The Power of Why
Amanda Lang’s book launch last evening was a great success. Held in the CBC’s Barbara Frum Atrium on Front Street, it attracted a high-profile crowd of 150. There were politicians such as Paul Martin Jr. and Frank McKenna, authors Allan Fotheringham and Michael Bryant, and CBC colleagues News Editor-in-Chief Jennifer McGuire and Kevin O’Leary, Lang’s partner on The Lang & O’Leary Exchange. In addition, there were numerous friends and family members including her mother Adrian, step-father Donald Macdonald, and various siblings and offspring.
The book, The Power of Why (HarperCollins) is about innovation, how it happens, and how we can nurture more of it. I can recommend this book as readable and authoritative in the style of Malcolm Gladwell. There is a well-explained thesis supported by interviews and studies that make for a compelling argument. The title points to a major driver of innovation, curiosity. Kids have it naturally and we can encourage them to keep asking why, or we can educate that wonderment out of them. Too often, the latter happens.
Among the real life examples from Lang’s research is an excellent case study how Canadian Tire set out to reinvent itself.
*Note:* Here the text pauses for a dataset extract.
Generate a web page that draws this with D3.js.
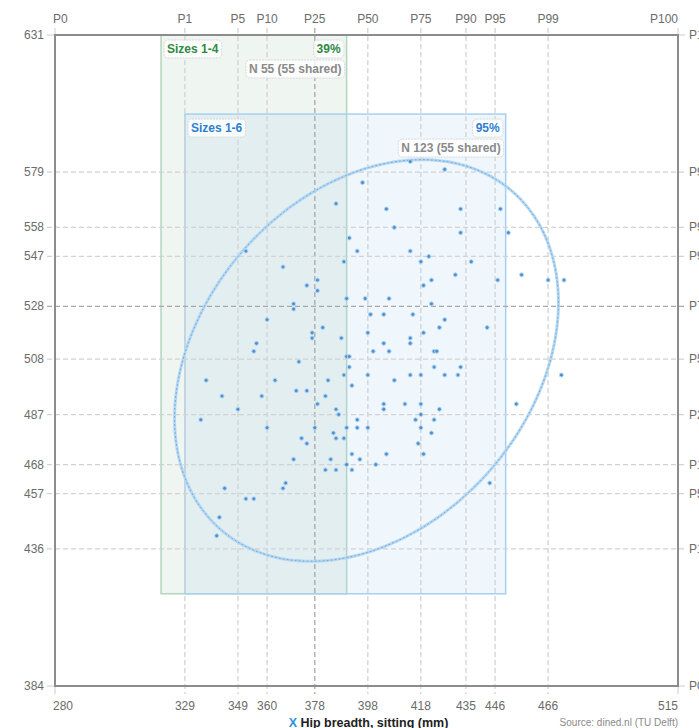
<!DOCTYPE html>
<html>
<head>
<meta charset="utf-8">
<title>Hip breadth, sitting</title>
<style>
  body { margin: 0; background: #fff; }
  svg { display: block; font-family: "Liberation Sans", Arial, sans-serif; }
</style>
</head>
<body>
<svg></svg>
<script src="https://cdn.jsdelivr.net/npm/d3@7"></script>
<script>
// percentile ticks (mm)
var xTicks = [280, 329, 349, 360, 378, 398, 418, 435, 446, 466, 515];
var yTicks = [384, 436, 457, 468, 487, 508, 528, 547, 558, 579, 631];
var pctNames = ["P0", "P1", "P5", "P10", "P25", "P50", "P75", "P90", "P95", "P99", "P100"];

// size groups
var groupNames = ["Sizes 1-4", "Sizes 1-6"];
var groupX0 = [320, 329];
var groupX1 = [390, 450];
var groupY0 = [419, 419];
var groupY1 = [631, 601];
var groupPct = ["39%", "95%"];
var groupN = [55, 123];
var groupShared = [55, 55];

// 95% ellipse
var ellCenter = [397.5, 507.5];
var ellAxes = [84.5, 62.5];
var ellAngle = 50;

// people: hip breadth (x) and second measure (y)
var px = [396, 386, 405, 408, 391, 394, 352, 366, 389, 375, 379, 379, 390, 397, 406, 427, 414, 433, 448, 433,
  451, 414, 421, 418, 437, 431, 456, 422, 419, 447, 466, 472, 370, 370, 399, 404, 360, 381, 377, 377,
  398, 388, 356, 404, 355, 400, 406, 390, 391, 372, 391, 389, 398, 337, 363, 383, 408, 392, 371, 375,
  343, 358, 382, 379, 404, 404, 386, 387, 349, 335, 394, 360, 378, 390, 394, 398, 385, 373, 375, 386,
  389, 392, 405, 370, 384, 395, 390, 401, 382, 386, 392, 422, 415, 427, 425, 443, 419, 414, 414, 423,
  424, 423, 433, 414, 418, 427, 432, 471, 412, 418, 425, 454, 418, 416, 423, 418, 422, 417, 419, 344,
  366, 367, 352, 355, 342, 341, 444];
var py = [575, 567, 565, 558, 554, 549, 549, 543, 545, 536, 538, 534, 531, 531, 531, 580, 583, 565, 565, 556,
  556, 549, 547, 545, 545, 540, 540, 538, 536, 538, 538, 538, 529, 527, 525, 525, 523, 520, 518, 516,
  518, 516, 514, 514, 511, 511, 511, 509, 509, 507, 505, 502, 502, 500, 500, 500, 500, 498, 496, 496,
  494, 494, 494, 491, 491, 489, 489, 487, 489, 485, 485, 482, 482, 482, 482, 482, 480, 478, 476, 478,
  478, 472, 472, 470, 470, 470, 468, 468, 466, 466, 466, 529, 525, 523, 520, 520, 518, 516, 514, 511,
  511, 505, 505, 502, 502, 502, 502, 502, 491, 491, 489, 491, 487, 485, 485, 482, 480, 476, 472, 459,
  459, 461, 455, 455, 448, 441, 461];

var width = 699, height = 728;
var pLeft = 55, pRight = 678, pTop = 35, pBottom = 686;

var svg = d3.select("svg")
    .attr("width", width)
    .attr("height", height);

var x = d3.scaleLinear().domain([280, 515]).range([pLeft, pRight]);
var y = d3.scaleLinear().domain([384, 631]).range([pBottom, pTop]);

svg.append("clipPath").attr("id", "clip")
  .append("rect").attr("x", pLeft).attr("y", pTop).attr("width", pRight - pLeft).attr("height", pBottom - pTop);

// size boxes
var boxFill = ["rgba(175,205,182,0.2)", "rgba(175,208,240,0.2)"];
var boxStroke = ["#b3d5bf", "#a7d0f0"];
var textCol = ["#2f8a45", "#2f7fcf"];
for (var i = 0; i < groupNames.length; i++) {
  svg.append("rect")
    .attr("clip-path", "url(#clip)")
    .attr("x", x(groupX0[i]))
    .attr("y", y(groupY1[i]))
    .attr("width", x(groupX1[i]) - x(groupX0[i]))
    .attr("height", y(groupY0[i]) - y(groupY1[i]))
    .style("fill", boxFill[i])
    .style("stroke", boxStroke[i])
    .style("stroke-width", 1.5);
}

// grid lines
var grid = svg.append("g");
grid.selectAll("line.vx").data(xTicks.slice(1, -1)).enter().append("line")
  .attr("x1", function(d) { return x(d); })
  .attr("x2", function(d) { return x(d); })
  .attr("y1", pTop - 7).attr("y2", pBottom + 8)
  .style("stroke", function(d) { return d == 378 ? "#a8a8a8" : "#d2d2d2"; })
  .style("stroke-width", 1.3)
  .style("stroke-dasharray", "5,3");
grid.selectAll("line.hy").data(yTicks.slice(1, -1)).enter().append("line")
  .attr("x1", pLeft - 8).attr("x2", pRight + 7)
  .attr("y1", function(d) { return y(d); })
  .attr("y2", function(d) { return y(d); })
  .style("stroke", function(d) { return d == 528 ? "#a8a8a8" : "#d2d2d2"; })
  .style("stroke-width", 1.3)
  .style("stroke-dasharray", "5,3");

// ticks at the frame corners
grid.selectAll("line.cx").data([280, 515]).enter().append("line")
  .attr("x1", function(d) { return x(d); }).attr("x2", function(d) { return x(d); })
  .attr("y1", pTop - 7).attr("y2", pBottom + 8)
  .style("stroke", "#ccc").style("stroke-width", 1);
grid.selectAll("line.cy").data([384, 631]).enter().append("line")
  .attr("x1", pLeft - 8).attr("x2", pRight + 7)
  .attr("y1", function(d) { return y(d); }).attr("y2", function(d) { return y(d); })
  .style("stroke", "#ccc").style("stroke-width", 1);

// frame
svg.append("rect")
  .attr("x", pLeft).attr("y", pTop)
  .attr("width", pRight - pLeft).attr("height", pBottom - pTop)
  .style("fill", "none")
  .style("stroke", "#8c8c8c")
  .style("stroke-width", 2);

// ellipse
var ang = ellAngle * Math.PI / 180;
var ellPts = d3.range(0, 360, 3).map(function(t) {
  var r = t * Math.PI / 180;
  var ex = ellAxes[0] * Math.cos(r), ey = ellAxes[1] * Math.sin(r);
  return [ellCenter[0] + ex * Math.cos(ang) - ey * Math.sin(ang),
          ellCenter[1] + ex * Math.sin(ang) + ey * Math.cos(ang)];
});
var ellLine = d3.line()
  .x(function(d) { return x(d[0]); })
  .y(function(d) { return y(d[1]); })
  .curve(d3.curveCardinalClosed);
svg.append("path").datum(ellPts).attr("d", ellLine)
  .style("fill", "none").style("stroke", "#b4d8f4").style("stroke-width", 3);
svg.append("path").datum(ellPts).attr("d", ellLine)
  .style("fill", "none").style("stroke", "#6a9fcc").style("stroke-width", 0.8)
  .style("stroke-dasharray", "2,2");

// points
var pts = d3.range(px.length).map(function(i) { return [px[i], py[i]]; });
svg.selectAll("circle.pt").data(pts).enter().append("circle")
  .attr("cx", function(d) { return x(d[0]); })
  .attr("cy", function(d) { return y(d[1]); })
  .attr("r", 2)
  .style("fill", "#4d8fcf")
  .style("stroke", "#b3d6f3")
  .style("stroke-width", 1);

// box labels
function label(tx, ty, txt, col, anchor) {
  var g = svg.append("g");
  var bg = g.append("rect");
  var t = g.append("text")
    .attr("x", tx).attr("y", ty)
    .attr("text-anchor", anchor)
    .style("font-size", "12px")
    .style("font-weight", "bold")
    .style("fill", col)
    .text(txt);
  var b = t.node().getBBox();
  bg.attr("x", b.x - 3).attr("y", b.y - 2)
    .attr("width", b.width + 6).attr("height", b.height + 4)
    .attr("rx", 4)
    .style("fill", "rgba(255,255,255,0.8)")
    .style("stroke", "#d8d8d8")
    .style("stroke-dasharray", "2,1");
}
for (var i = 0; i < groupNames.length; i++) {
  var bx0 = x(groupX0[i]), bx1 = x(groupX1[i]), by = y(groupY1[i]);
  label(bx0 + 6, by + 18, groupNames[i], textCol[i], "start");
  label(bx1 - 6, by + 18, groupPct[i], textCol[i], "end");
  label(bx1 - 5, by + 38, "N " + groupN[i] + " (" + groupShared[i] + " shared)", "#8a8a8a", "end");
}

// axis labels
var lab = svg.append("g").style("font-size", "12px").style("fill", "#6b6b6b");
function xAnchor(i) { return i == 0 ? "start" : (i == xTicks.length - 1 ? "end" : "middle"); }
lab.selectAll("text.top").data(xTicks).enter().append("text")
  .attr("x", function(d, i) { return x(d) + (i == 0 ? -2 : 0); })
  .attr("y", 23)
  .attr("text-anchor", function(d, i) { return xAnchor(i); })
  .text(function(d, i) { return pctNames[i]; });
lab.selectAll("text.bot").data(xTicks).enter().append("text")
  .attr("x", function(d, i) { return x(d) + (i == 0 ? -2 : 0); })
  .attr("y", 710)
  .attr("text-anchor", function(d, i) { return xAnchor(i); })
  .text(function(d) { return d; });
lab.selectAll("text.lft").data(yTicks).enter().append("text")
  .attr("x", 44)
  .attr("y", function(d) { return y(d) + 4; })
  .attr("text-anchor", "end")
  .text(function(d) { return d; });
lab.selectAll("text.rgt").data(yTicks).enter().append("text")
  .attr("x", 689)
  .attr("y", function(d) { return y(d) + 4; })
  .text(function(d, i) { return pctNames[i]; });

// axis title and source
var title = svg.append("text")
  .attr("x", (pLeft + pRight) / 2 + 2)
  .attr("y", 727)
  .attr("text-anchor", "middle")
  .style("font-size", "12.5px")
  .style("font-weight", "bold")
  .style("fill", "#222");
title.append("tspan").style("fill", "#2f8fe0").text("X ");
title.append("tspan").text("Hip breadth, sitting (mm)");

svg.append("text")
  .attr("x", pRight)
  .attr("y", 726)
  .attr("text-anchor", "end")
  .style("font-size", "10px")
  .style("fill", "#8a8a8a")
  .text("Source: dined.nl (TU Delft)");
</script>
</body>
</html>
A few CEOs ago, Canadian Tire decided to go after female shoppers, arguing that they made the buying decisons and too few of them shopped at Canadian Tire. Trouble was, the new merchandising methods attracted too few women and drove away the men. The study wasn’t just about getting men back in the store, it was about Who Are Men and What Do They Want. As an author in 2001 of a book about Canadian Tire and its controlling shareholder, Martha Billes (Can’t Buy Me Love), I still follow the company closely but had been unaware of the lengths the company went to with this work and the conclusions they reached.
But this is not just a business book, it’s a book for everyone interested in helping people fulfil themselves or find a new way of thinking. Lang points to Quest University in Squamish, British Columbia, as a template for the future of education. There, the point of classes is not content, but learning how to ask questions. Students take one subject at a time so they can focus rather than spread themselves too thinly over a busy curriculum.
But the rest of us can change our ways, too. The good news is that we’re not thinking like little kids, despite how well they ask questions. Instead, as adults we’re able to think about how we think. “Self-awareness is the adult trait that elevates curiosity to a new place, where it’s not just fun but powerful because it fuels not only engagement and interest, but also actual, implementable innovation,” writes Lang.
This an important book that, unlike most similar works these days, actually provides a workable prescription. That’s the real power of why.